İçimdeki meclisten bahsettim birine. Senin hakkında tek bir fikrim yok, çünkü içimde belki yirmi ses, hakkında farklı şeyler fısıldıyor.

Annem, Netflix'te bir yemek belgeseli buldu. Dün seyrettiği bir bölümde, bir tapınak aşçısı, yaratıcılık için egonuzdan vazgeçmelisiniz diyordu. Böyle düşünmemiştim hiç, evet, belki de fark budur, yaratıcılık dedikleri, içindeki meclisi susturmamak.

İnsan büyüdükçe, içindeki seslerden biri, o meclisin tepesine çıkıp yumruğunu sallamaya başlıyor. Şöyleyim, böyleyim, ben buyum, ben öyle değilim, ben ondan üstünüm. Meclis susuyor, üyeleri yavaş yavaş seslerini kaybediyorlar veya diktatörün söylediklerine baş eğiyorlar.

Ego herhalde bunun için yaratıcılığın düşmanı. Hedefsizlik, gayesizlik, bulutsuz bir akşamda bahçede oturup göğe bakarak yazı yazmak, tepelerin ardındaki helikopter sesini düşünmek.

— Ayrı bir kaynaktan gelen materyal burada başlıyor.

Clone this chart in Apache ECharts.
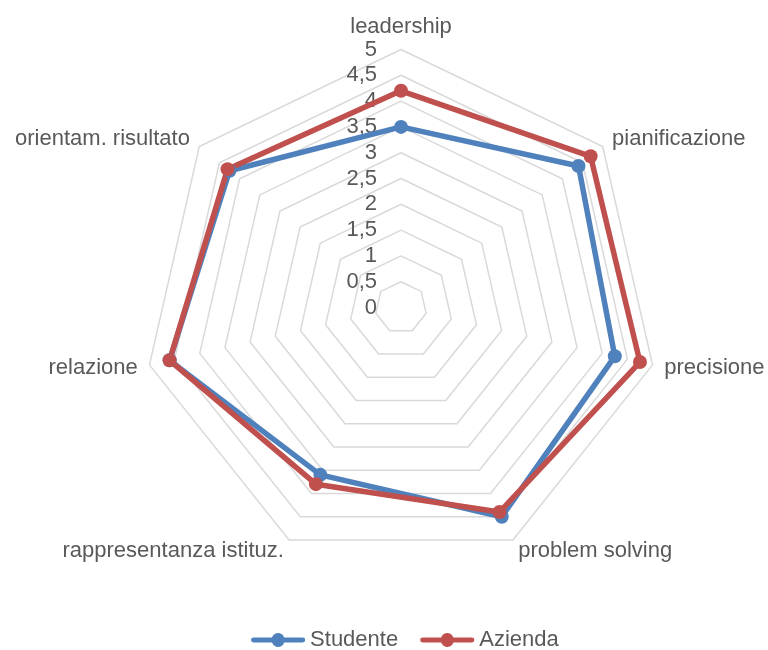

Konuşuyorlar, helikopter meclis üyelerini tedirgin etti. Biri acil yurtdışına giden bir iş adamından, diğeri yükselen ayı seyrederek demlenen bir pilottan bahsediyor, birine göre kadınlar helikopterde kına gecesi yapıyorlar, diğeri gizli bir askeri toplantı için tutulduğunu anlatıyor, biri bir meteorun tam da helikopterin üstüne düşeceğinden bahsediyor... Ben hepsini dinliyorum, sonra, bir helikopter, gelip gidici, ne kadar endişe ettiniz diyorum. Susuyorlar.